The restored film runs to feature length. Festival organizers described the premiere as a significant event—not merely for completists interested in Greaves's career arc, but for anyone concerned with the preservation of Black cultural memory in moving-image form.

The Cannes Question

Cannes is not an obvious venue for an American documentary about a century-old cultural movement. The festival gravitates toward auteur cinema, toward films with identifiable directorial visions and formal innovations. Once Upon a Time in Harlem fits awkwardly into this framework: it is a historical documentary completed posthumously by a committee, and it was assembled from incomplete rather than pristine materials.

That the festival programmed it anyway speaks to a broader shift in how major film institutions engage with recovered and restored work. The past decade has seen a marked increase in premieres of films by Black directors whose work was interrupted, suppressed, or simply ignored during their lifetimes. Mel Stuart's recovered materials, Julie Dash's restored prints, the sustained attention to the Sighted Eyes / Feeling Heart project—these suggest an institutional willingness to reckon with archival debts.

Whether this represents genuine structural change or selective commemoration remains contested. Critics note that the films most likely to receive prestigious restoration and premiere treatment are those that can be framed as rediscoveries of overlooked geniuses—a narrative that flatters the discovering institution while obscuring the conditions that made the neglect possible in the first place.

The Stakes of Completion

For Greaves's family and collaborators, the premiere at Cannes is unambiguously a triumph. The film exists. Audiences will see it. The Harlem Renaissance, as Greaves understood it, will reach screens it was always meant to reach.

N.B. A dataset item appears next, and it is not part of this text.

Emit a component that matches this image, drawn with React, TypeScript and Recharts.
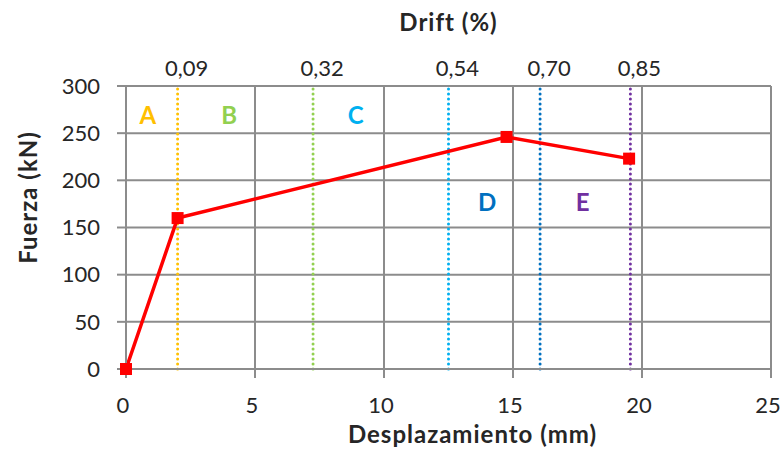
import React from 'react';
import {
  LineChart,
  Line,
  XAxis,
  YAxis,
  CartesianGrid,
  ReferenceLine,
  ReferenceDot,
} from 'recharts';

// Capacity curve: displacement (mm) vs. force (kN)
const displacement = [0, 2, 14.75, 19.5];
const force = [0, 160, 246, 223];

// Drift limits shown as dotted verticals, with their drift (%) labels on top
const driftPositions = [2, 7.25, 12.5, 16.05, 19.55];
const driftLabels = ['0,09', '0,32', '0,54', '0,70', '0,85'];
const driftColors = ['#FFC000', '#92D050', '#00B0F0', '#0070C0', '#7030A0'];

// Zone letters between the limits
const zoneLetters = ['A', 'B', 'C', 'D', 'E'];
const zoneX = [0.85, 4.0, 8.9, 14.0, 17.7];
const zoneY = [269, 269, 269, 177, 177];
const zoneColors = ['#FFC000', '#92D050', '#00B0F0', '#0070C0', '#7030A0'];

const xTicks = [0, 5, 10, 15, 20, 25];
const yTicks = [0, 50, 100, 150, 200, 250, 300];

const data = displacement.map((d, i) => ({ d, f: force[i] }));

const FONT = 'Lato, "Open Sans", sans-serif';
const TEXT = '#262626';
const GRID = '#8c8c8c';

const SquareDot = (props: any) => {
  const { cx, cy, index } = props;
  if (cx == null || cy == null) return null;
  return <rect key={`sq-${index}`} x={cx - 6} y={cy - 6} width={12} height={12} fill="#FF0000" />;
};

// drift labels sit a little right of their dotted line
const DriftTick = ({ x, y, payload, index }: any) => {
  const i = driftPositions.indexOf(payload.value);
  return (
    <text
      x={x + 9}
      y={y}
      textAnchor="middle"
      fontFamily={FONT}
      fontSize={22}
      fill={TEXT}
    >
      {driftLabels[i >= 0 ? i : index]}
    </text>
  );
};

const ForceTitle = ({ viewBox }: any) => {
  const cx = viewBox.x + 27;
  const cy = viewBox.y + viewBox.height / 2 - 30;
  return (
    <text
      x={cx}
      y={cy}
      transform={`rotate(-90 ${cx} ${cy})`}
      textAnchor="middle"
      dominantBaseline="central"
      fontFamily={FONT}
      fontWeight={700}
      fontSize={24}
      letterSpacing={1}
      fill={TEXT}
    >
      Fuerza (kN)
    </text>
  );
};

const App: React.FC = () => {
  return (
    <div style={{ position: 'absolute', left: 0, top: 0, width: 782, height: 452, background: '#fff' }}>
      <LineChart
        width={782}
        height={452}
        data={data}
        margin={{ top: 0, right: 11, bottom: 0, left: 0 }}
        style={{ fontFamily: FONT }}
      >
        <CartesianGrid stroke={GRID} strokeWidth={2} />
        <XAxis
          dataKey="d"
          type="number"
          domain={[0, 25]}
          ticks={xTicks}
          interval={0}
          height={83}
          tickSize={9}
          tickMargin={19}
          axisLine={{ stroke: GRID, strokeWidth: 2 }}
          tickLine={{ stroke: GRID, strokeWidth: 2 }}
          tick={{ fill: TEXT, fontSize: 22, fontFamily: FONT, dx: -3 }}
          label={{
            value: 'Desplazamiento (mm)',
            position: 'insideBottom',
            offset: 9,
            dx: 24,
            fill: TEXT,
            fontSize: 24,
            fontWeight: 700,
            fontFamily: FONT,
            letterSpacing: 1,
          }}
        />
        <XAxis
          xAxisId="top"
          dataKey="d"
          orientation="top"
          type="number"
          domain={[0, 25]}
          ticks={driftPositions}
          interval={0}
          height={86}
          tickSize={0}
          tickMargin={10}
          axisLine={false}
          tickLine={false}
          tick={<DriftTick />}
          label={{
            value: 'Drift (%)',
            position: 'insideTop',
            offset: 14,
            fill: TEXT,
            fontSize: 24,
            fontWeight: 700,
            fontFamily: FONT,
            letterSpacing: 1,
          }}
        />
        <YAxis
          type="number"
          domain={[0, 300]}
          ticks={yTicks}
          interval={0}
          width={126}
          tickSize={9}
          tickMargin={17}
          axisLine={{ stroke: GRID, strokeWidth: 2 }}
          tickLine={{ stroke: GRID, strokeWidth: 2 }}
          tick={{ fill: TEXT, fontSize: 22, fontFamily: FONT }}
          label={<ForceTitle />}
        />

        {driftPositions.map((x, i) => (
          <ReferenceLine
            key={`drift-${i}`}
            x={x}
            stroke={driftColors[i]}
            strokeWidth={3}
            strokeDasharray="0 5"
            strokeLinecap="round"
          />
        ))}

        {zoneLetters.map((letter, i) => (
          <ReferenceDot
            key={`zone-${i}`}
            x={zoneX[i]}
            y={zoneY[i]}
            r={0}
            stroke="none"
            fill="none"
            label={{
              value: letter,
              position: 'center',
              fill: zoneColors[i],
              fontSize: 24,
              fontWeight: 700,
              fontFamily: FONT,
            }}
          />
        ))}

        <Line
          type="linear"
          dataKey="f"
          stroke="#FF0000"
          strokeWidth={3.5}
          dot={<SquareDot />}
          activeDot={false}
          isAnimationActive={false}
        />
      </LineChart>
    </div>
  );
};

export default App;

But the broader question the film poses is harder to resolve: how many other William Greaves projects are sitting in storage, incomplete, unmapped, awaiting either completion or permanent burial? The documentary landscape is littered with interrupted careers—filmmakers who began ambitious projects, lost funding or distribution, and watched their footage degrade while institutional resources flowed elsewhere.

The answer is almost certainly thousands. The recovery of Once Upon a Time in Harlem does not resolve that structural problem. It does, however, demonstrate what is possible when families, archives, and cultural institutions decide that a story is worth finishing—even if the original storyteller is no longer present to see it.

Once Upon a Time in Harlem is expected to secure theatrical and streaming distribution later in 2026. Festival programmers have already flagged it as a strong candidate for documentary programming at major international venues through the remainder of the year.

Desk note: Wire coverage of the Cannes premiere focused on the restoration story as a feel-good narrative about family perseverance. This publication treats the premiere as a case study in institutional memory failure and recovery—asking why the film took five decades to reach audiences, and what that delay reveals about which Black cultural histories are deemed worth preserving at scale.